● What you need to do:
Restate each line of the listing exactly, without carrying over any pictures.

● Source data:
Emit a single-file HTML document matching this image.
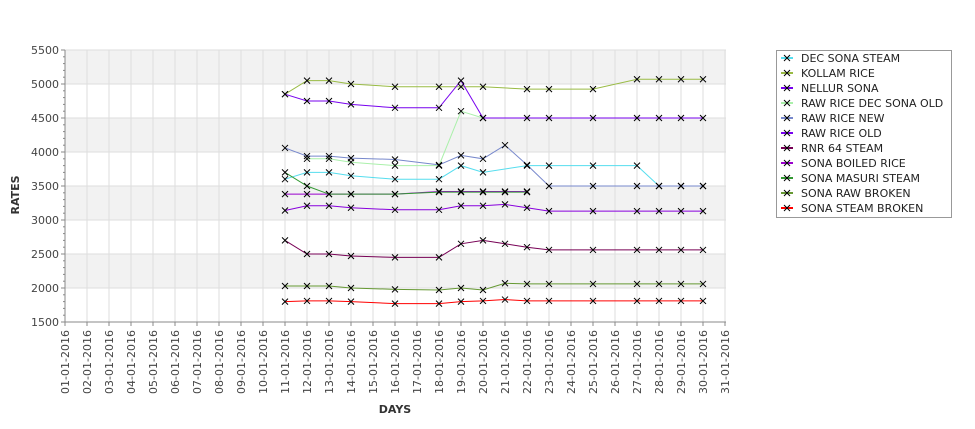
<!DOCTYPE html>
<html><head><meta charset="utf-8"><style>
html,body{margin:0;padding:0;background:#fff;}
svg{display:block;font-family:"DejaVu Sans","Liberation Sans",sans-serif;}
</style></head><body>
<svg id="c" width="975" height="429" viewBox="0 0 975 429" xmlns="http://www.w3.org/2000/svg">
<text x="19" y="195" font-size="11" font-weight="bold" fill="#333" transform="rotate(-90 19 195)" text-anchor="middle">RATES</text>
<text x="395" y="413" font-size="11" font-weight="bold" fill="#333" text-anchor="middle">DAYS</text>
<g id="g"></g>
</svg>
<script>
var NS="http://www.w3.org/2000/svg",g=document.getElementById('g');
function el(t,a,txt){var e=document.createElementNS(NS,t);for(var k in a)e.setAttribute(k,a[k]);if(txt)e.textContent=txt;g.appendChild(e);return e;}
function X(d){return 65+(d-1)*22;}
function Y(v){return 50+(5500-v)*0.068;}
var L=65,R=726;
[[5500,5000],[4500,4000],[3500,3000],[2500,2000]].forEach(function(b){el('rect',{x:L,y:Y(b[0]),width:R-L,height:Y(b[1])-Y(b[0]),fill:'#f2f2f2'});});
for(var v=1500;v<=5500;v+=500){if(v>1500)el('line',{x1:L,x2:R,y1:Y(v),y2:Y(v),stroke:'#dedede','stroke-width':1});}
for(var d=2;d<=31;d++)el('line',{x1:X(d),x2:X(d),y1:50,y2:322,stroke:'#dedede','stroke-width':1});
el('line',{x1:L,x2:L,y1:50,y2:322,stroke:'#888'});
el('line',{x1:L,x2:R,y1:322,y2:322,stroke:'#888'});
for(var v=1500;v<=5500;v+=100){var big=v%500==0;el('line',{x1:big?L-4:L-2,x2:L,y1:Y(v),y2:Y(v),stroke:'#888'});
 if(big)el('text',{x:L-6,y:Y(v)+4,'font-size':11,fill:'#444','text-anchor':'end'},String(v));}
for(var d=1;d<=31;d++){var x=X(d);el('line',{x1:x,x2:x,y1:322,y2:326,stroke:'#888'});
 var s=(d<10?'0':'')+d+'-01-2016';el('text',{x:0,y:0,'font-size':11,fill:'#444','text-anchor':'end',transform:'translate('+(x+4)+',330) rotate(-90)'},s);}
var S=[
['#55ddee',[[11,3600],[12,3700],[13,3700],[14,3650],[16,3600],[18,3600],[19,3800],[20,3700],[22,3800],[23,3800],[25,3800],[27,3800],[28,3500],[29,3500],[30,3500]]],
['#99bb44',[[11,4850],[12,5050],[13,5050],[14,5000],[16,4960],[18,4960],[19,4960],[20,4960],[22,4925],[23,4925],[25,4925],[27,5070],[28,5070],[29,5070],[30,5070]]],
['#7700ee',[[11,4850],[12,4750],[13,4750],[14,4700],[16,4650],[18,4650],[19,5050],[20,4500],[22,4500],[23,4500],[25,4500],[27,4500],[28,4500],[29,4500],[30,4500]]],
['#aaf0aa',[[12,3900],[13,3900],[14,3850],[16,3800],[18,3800],[19,4600],[20,4500]]],
['#7788cc',[[11,4060],[12,3940],[13,3940],[14,3910],[16,3890],[18,3810],[19,3950],[20,3900],[21,4100],[22,3810],[23,3500],[25,3500],[27,3500],[28,3500],[29,3500],[30,3500]]],
['#8800dd',[[11,3140],[12,3210],[13,3210],[14,3180],[16,3150],[18,3150],[19,3210],[20,3210],[21,3230],[22,3180],[23,3130],[25,3130],[27,3130],[28,3130],[29,3130],[30,3130]]],
['#770055',[[11,2700],[12,2500],[13,2500],[14,2470],[16,2450],[18,2450],[19,2650],[20,2700],[21,2650],[22,2600],[23,2560],[25,2560],[27,2560],[28,2560],[29,2560],[30,2560]]],
['#9900cc',[[11,3380],[12,3380],[13,3380],[14,3380],[16,3380],[18,3420],[19,3420],[20,3420],[21,3420],[22,3420]]],
['#339933',[[11,3700],[12,3500],[13,3380],[14,3380],[16,3380],[18,3410],[19,3410],[20,3410],[21,3410],[22,3410]]],
['#669933',[[11,2030],[12,2030],[13,2030],[14,2000],[16,1980],[18,1970],[19,2000],[20,1970],[21,2070],[22,2060],[23,2060],[25,2060],[27,2060],[28,2060],[29,2060],[30,2060]]],
['#ff0000',[[11,1800],[12,1810],[13,1810],[14,1800],[16,1770],[18,1770],[19,1800],[20,1810],[21,1830],[22,1810],[23,1810],[25,1810],[27,1810],[28,1810],[29,1810],[30,1810]]]
];
function cross(x,y){el('path',{d:'M'+(x-3)+' '+(y-3)+'L'+(x+3)+' '+(y+3)+'M'+(x-3)+' '+(y+3)+'L'+(x+3)+' '+(y-3),stroke:'#000','stroke-width':1});}
S.forEach(function(s){el('polyline',{points:s[1].map(function(p){return X(p[0])+','+Y(p[1]);}).join(' '),fill:'none',stroke:s[0],'stroke-width':1});});
S.forEach(function(s){s[1].forEach(function(p){cross(X(p[0]),Y(p[1]));});});
el('rect',{x:776.5,y:50.5,width:175,height:167,fill:'#fff',stroke:'#999'});
var names=['DEC SONA STEAM','KOLLAM RICE','NELLUR SONA','RAW RICE DEC SONA OLD','RAW RICE NEW','RAW RICE OLD','RNR 64 STEAM','SONA BOILED RICE','SONA MASURI STEAM','SONA RAW BROKEN','SONA STEAM BROKEN'];
var lc=['#55ddee','#99bb44','#7700ee','#aaf0aa','#7788cc','#7700ee','#770055','#9900cc','#339933','#669933','#ff0000'];
names.forEach(function(n,i){var y=58+i*15;el('line',{x1:781,x2:793,y1:y,y2:y,stroke:lc[i],'stroke-width':2});
 el('path',{d:'M784 '+(y-3)+'L790 '+(y+3)+'M784 '+(y+3)+'L790 '+(y-3),stroke:'#000','stroke-width':1});
 el('text',{x:801,y:y+4,'font-size':11,fill:'#222'},n);});
</script>
</body></html>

● Answer for the task:
Emit a single-file HTML document matching this image.
<!DOCTYPE html>
<html><head><meta charset="utf-8"><style>
html,body{margin:0;padding:0;background:#fff;}
svg{display:block;font-family:"DejaVu Sans","Liberation Sans",sans-serif;}
</style></head><body>
<svg id="c" width="975" height="429" viewBox="0 0 975 429" xmlns="http://www.w3.org/2000/svg">
<text x="19" y="195" font-size="11" font-weight="bold" fill="#333" transform="rotate(-90 19 195)" text-anchor="middle">RATES</text>
<text x="395" y="413" font-size="11" font-weight="bold" fill="#333" text-anchor="middle">DAYS</text>
<g id="g"></g>
</svg>
<script>
var NS="http://www.w3.org/2000/svg",g=document.getElementById('g');
function el(t,a,txt){var e=document.createElementNS(NS,t);for(var k in a)e.setAttribute(k,a[k]);if(txt)e.textContent=txt;g.appendChild(e);return e;}
function X(d){return 65+(d-1)*22;}
function Y(v){return 50+(5500-v)*0.068;}
var L=65,R=726;
[[5500,5000],[4500,4000],[3500,3000],[2500,2000]].forEach(function(b){el('rect',{x:L,y:Y(b[0]),width:R-L,height:Y(b[1])-Y(b[0]),fill:'#f2f2f2'});});
for(var v=1500;v<=5500;v+=500){if(v>1500)el('line',{x1:L,x2:R,y1:Y(v),y2:Y(v),stroke:'#dedede','stroke-width':1});}
for(var d=2;d<=31;d++)el('line',{x1:X(d),x2:X(d),y1:50,y2:322,stroke:'#dedede','stroke-width':1});
el('line',{x1:L,x2:L,y1:50,y2:322,stroke:'#888'});
el('line',{x1:L,x2:R,y1:322,y2:322,stroke:'#888'});
for(var v=1500;v<=5500;v+=100){var big=v%500==0;el('line',{x1:big?L-4:L-2,x2:L,y1:Y(v),y2:Y(v),stroke:'#888'});
 if(big)el('text',{x:L-6,y:Y(v)+4,'font-size':11,fill:'#444','text-anchor':'end'},String(v));}
for(var d=1;d<=31;d++){var x=X(d);el('line',{x1:x,x2:x,y1:322,y2:326,stroke:'#888'});
 var s=(d<10?'0':'')+d+'-01-2016';el('text',{x:0,y:0,'font-size':11,fill:'#444','text-anchor':'end',transform:'translate('+(x+4)+',330) rotate(-90)'},s);}
var S=[
['#55ddee',[[11,3600],[12,3700],[13,3700],[14,3650],[16,3600],[18,3600],[19,3800],[20,3700],[22,3800],[23,3800],[25,3800],[27,3800],[28,3500],[29,3500],[30,3500]]],
['#99bb44',[[11,4850],[12,5050],[13,5050],[14,5000],[16,4960],[18,4960],[19,4960],[20,4960],[22,4925],[23,4925],[25,4925],[27,5070],[28,5070],[29,5070],[30,5070]]],
['#7700ee',[[11,4850],[12,4750],[13,4750],[14,4700],[16,4650],[18,4650],[19,5050],[20,4500],[22,4500],[23,4500],[25,4500],[27,4500],[28,4500],[29,4500],[30,4500]]],
['#aaf0aa',[[12,3900],[13,3900],[14,3850],[16,3800],[18,3800],[19,4600],[20,4500]]],
['#7788cc',[[11,4060],[12,3940],[13,3940],[14,3910],[16,3890],[18,3810],[19,3950],[20,3900],[21,4100],[22,3810],[23,3500],[25,3500],[27,3500],[28,3500],[29,3500],[30,3500]]],
['#8800dd',[[11,3140],[12,3210],[13,3210],[14,3180],[16,3150],[18,3150],[19,3210],[20,3210],[21,3230],[22,3180],[23,3130],[25,3130],[27,3130],[28,3130],[29,3130],[30,3130]]],
['#770055',[[11,2700],[12,2500],[13,2500],[14,2470],[16,2450],[18,2450],[19,2650],[20,2700],[21,2650],[22,2600],[23,2560],[25,2560],[27,2560],[28,2560],[29,2560],[30,2560]]],
['#9900cc',[[11,3380],[12,3380],[13,3380],[14,3380],[16,3380],[18,3420],[19,3420],[20,3420],[21,3420],[22,3420]]],
['#339933',[[11,3700],[12,3500],[13,3380],[14,3380],[16,3380],[18,3410],[19,3410],[20,3410],[21,3410],[22,3410]]],
['#669933',[[11,2030],[12,2030],[13,2030],[14,2000],[16,1980],[18,1970],[19,2000],[20,1970],[21,2070],[22,2060],[23,2060],[25,2060],[27,2060],[28,2060],[29,2060],[30,2060]]],
['#ff0000',[[11,1800],[12,1810],[13,1810],[14,1800],[16,1770],[18,1770],[19,1800],[20,1810],[21,1830],[22,1810],[23,1810],[25,1810],[27,1810],[28,1810],[29,1810],[30,1810]]]
];
function cross(x,y){el('path',{d:'M'+(x-3)+' '+(y-3)+'L'+(x+3)+' '+(y+3)+'M'+(x-3)+' '+(y+3)+'L'+(x+3)+' '+(y-3),stroke:'#000','stroke-width':1});}
S.forEach(function(s){el('polyline',{points:s[1].map(function(p){return X(p[0])+','+Y(p[1]);}).join(' '),fill:'none',stroke:s[0],'stroke-width':1});});
S.forEach(function(s){s[1].forEach(function(p){cross(X(p[0]),Y(p[1]));});});
el('rect',{x:776.5,y:50.5,width:175,height:167,fill:'#fff',stroke:'#999'});
var names=['DEC SONA STEAM','KOLLAM RICE','NELLUR SONA','RAW RICE DEC SONA OLD','RAW RICE NEW','RAW RICE OLD','RNR 64 STEAM','SONA BOILED RICE','SONA MASURI STEAM','SONA RAW BROKEN','SONA STEAM BROKEN'];
var lc=['#55ddee','#99bb44','#7700ee','#aaf0aa','#7788cc','#7700ee','#770055','#9900cc','#339933','#669933','#ff0000'];
names.forEach(function(n,i){var y=58+i*15;el('line',{x1:781,x2:793,y1:y,y2:y,stroke:lc[i],'stroke-width':2});
 el('path',{d:'M784 '+(y-3)+'L790 '+(y+3)+'M784 '+(y+3)+'L790 '+(y-3),stroke:'#000','stroke-width':1});
 el('text',{x:801,y:y+4,'font-size':11,fill:'#222'},n);});
</script>
</body></html>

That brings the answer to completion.